Creating Line Fragments Using QBASIC


QBASIC can create a "line fragment" (a line without the usual carriage-return) with a PRINT statement and a semicolon. If we create the BASIC program on-the-fly, maybe we can still consider it "Batch Programming". 

We'll create the program by ECHOing lines into a .BAS file (Actually, the file doesn't have to have a BAS extension, but it does have to have some kind of extension. QBASIC is picky about that.).

echo open "fragment.txt" for output as #1 > script.bas
echo print #1,"set value="; >> script.bas
echo close #1 >> script.bas
echo system >> script.bas
qbasic /run script.bas
del script.bas > nul

The object of the above code is first to create a basic program called script.bas.
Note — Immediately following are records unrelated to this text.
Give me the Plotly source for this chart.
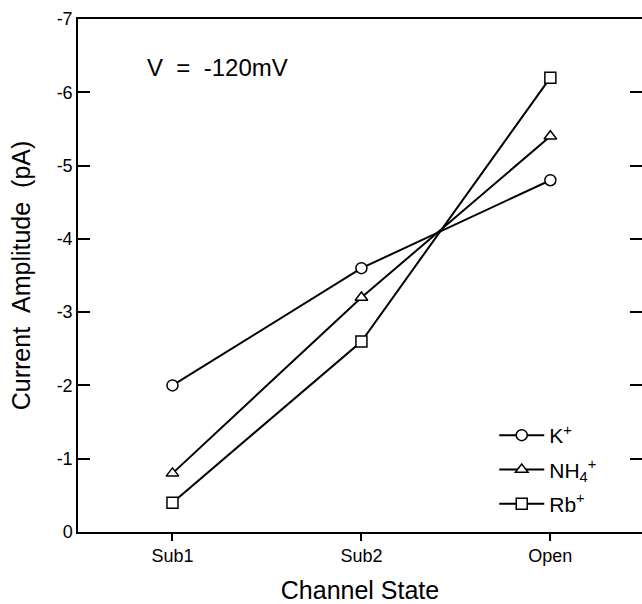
import plotly.graph_objects as go

states = ["Sub1", "Sub2", "Open"]
k_vals = [-2.0, -3.6, -4.8]
nh4_vals = [-0.8, -3.2, -5.4]
rb_vals = [-0.4, -2.6, -6.2]
y_tickvals = [0, -1, -2, -3, -4, -5, -6, -7]
y_ticktext = ["0", "-1", "-2", "-3", "-4", "-5", "-6", "-7"]

FONT = "Arial, Liberation Sans, Helvetica, sans-serif"

series = [
    ("K<sup>+</sup>", k_vals, "circle"),
    ("NH<sub>4</sub><sup>+</sup>", nh4_vals, "triangle-up"),
    ("Rb<sup>+</sup>", rb_vals, "square"),
]

fig = go.Figure()
for i, (name, vals, sym) in enumerate(series):
    fig.add_trace(go.Scatter(
        x=states, y=vals, name=name, mode="lines+markers",
        line=dict(color="black", width=2),
        marker=dict(symbol=sym, size=11, color="white",
                    line=dict(color="black", width=1.5)),
        legendgroup=f"g{i}",
    ))

# invisible trace on the right-hand axis so its inward ticks are drawn
fig.add_trace(go.Scatter(x=states, y=k_vals, yaxis="y2", mode="markers",
                         marker=dict(opacity=0), showlegend=False, hoverinfo="skip"))

fig.add_annotation(
    x=0.118, y=0.905, xref="paper", yref="paper", xanchor="left", yanchor="middle",
    text="V\u00a0\u00a0=\u00a0\u00a0-120mV", showarrow=False,
    font=dict(family=FONT, size=24, color="black"),
)

tickstyle = dict(ticks="inside", ticklen=12, tickwidth=1.5, tickcolor="black",
                 showgrid=False, zeroline=False)

fig.update_layout(
    width=642, height=604,
    margin=dict(l=78, r=0, t=19, b=72),
    paper_bgcolor="white", plot_bgcolor="white",
    font=dict(family=FONT, color="black"),
    showlegend=True,
    legend=dict(
        x=0.738, y=0.228, xanchor="left", yanchor="top",
        bgcolor="rgba(0,0,0,0)", font=dict(size=21, family=FONT),
        tracegroupgap=4, itemwidth=45,
    ),
    xaxis=dict(
        type="category", range=[-0.5, 2.485],
        showline=True, linecolor="black", linewidth=1.5, mirror=True,
        ticks="outside", ticklen=7, tickwidth=1.5, tickcolor="black",
        tickfont=dict(size=18, family=FONT),
        showgrid=False, zeroline=False,
        title=dict(text="Channel State", font=dict(size=25, family=FONT), standoff=19),
    ),
    yaxis=dict(
        range=[0, -7], tickvals=y_tickvals, ticktext=y_ticktext,
        showline=True, linecolor="black", linewidth=1.5,
        tickfont=dict(size=18, family=FONT),
        title=dict(text="Current\u00a0\u00a0Amplitude\u00a0\u00a0(pA)",
                   font=dict(size=25, family=FONT), standoff=19),
        **tickstyle,
    ),
    yaxis2=dict(
        range=[0, -7], tickvals=y_tickvals, overlaying="y", side="right",
        showline=False, showticklabels=False, **tickstyle,
    ),
)

fig.write_html("out.html")
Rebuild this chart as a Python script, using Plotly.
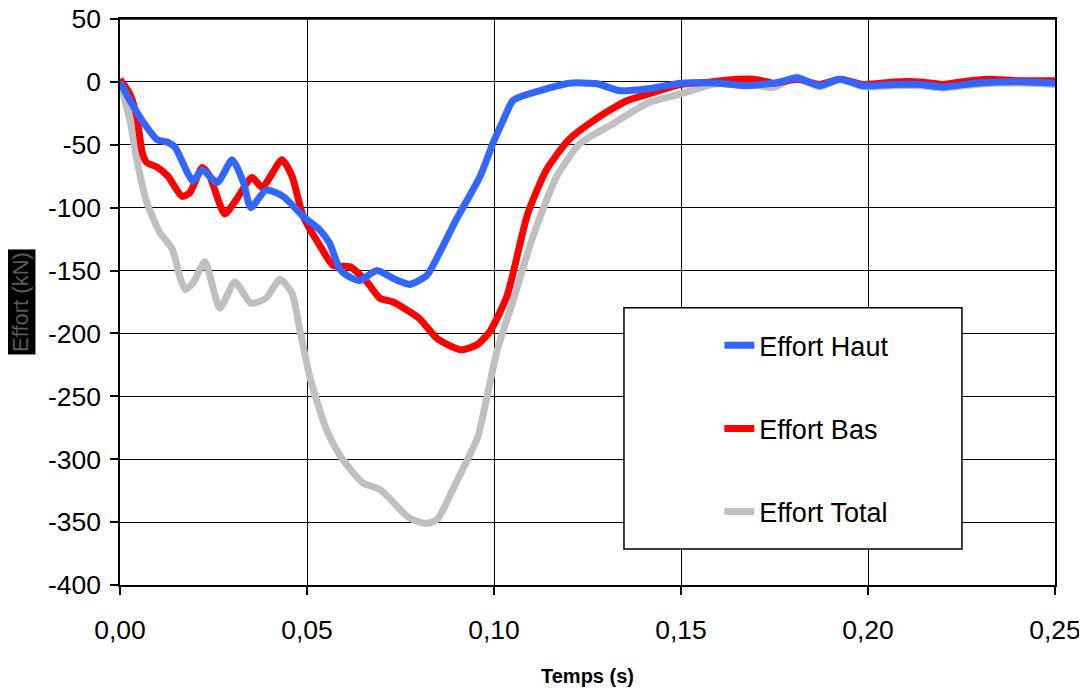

When script.bas is run, it will in turn create a one-line file called fragment.txt, our desired "line fragment". Fragment.txt will be just the single line set value= with no carriage return or linefeed. Let's examine the script.bas file which will be created. Since most of it is human-readable, I'll only cover the trick spots. The semicolon on the print line is what suppresses the addition of the carriage return to the end of the line. Don't you wish DOS had a simple option like that? System is used instead of the more widely-known "end" at the end of the program because system will not only stop the program, it will shut down QBASIC as well. Finally, the /run option for QBASIC allows QBASIC to immediately load and run the specified file.

The only bad part of using QBASIC is that your screen will flash briefly as it loads.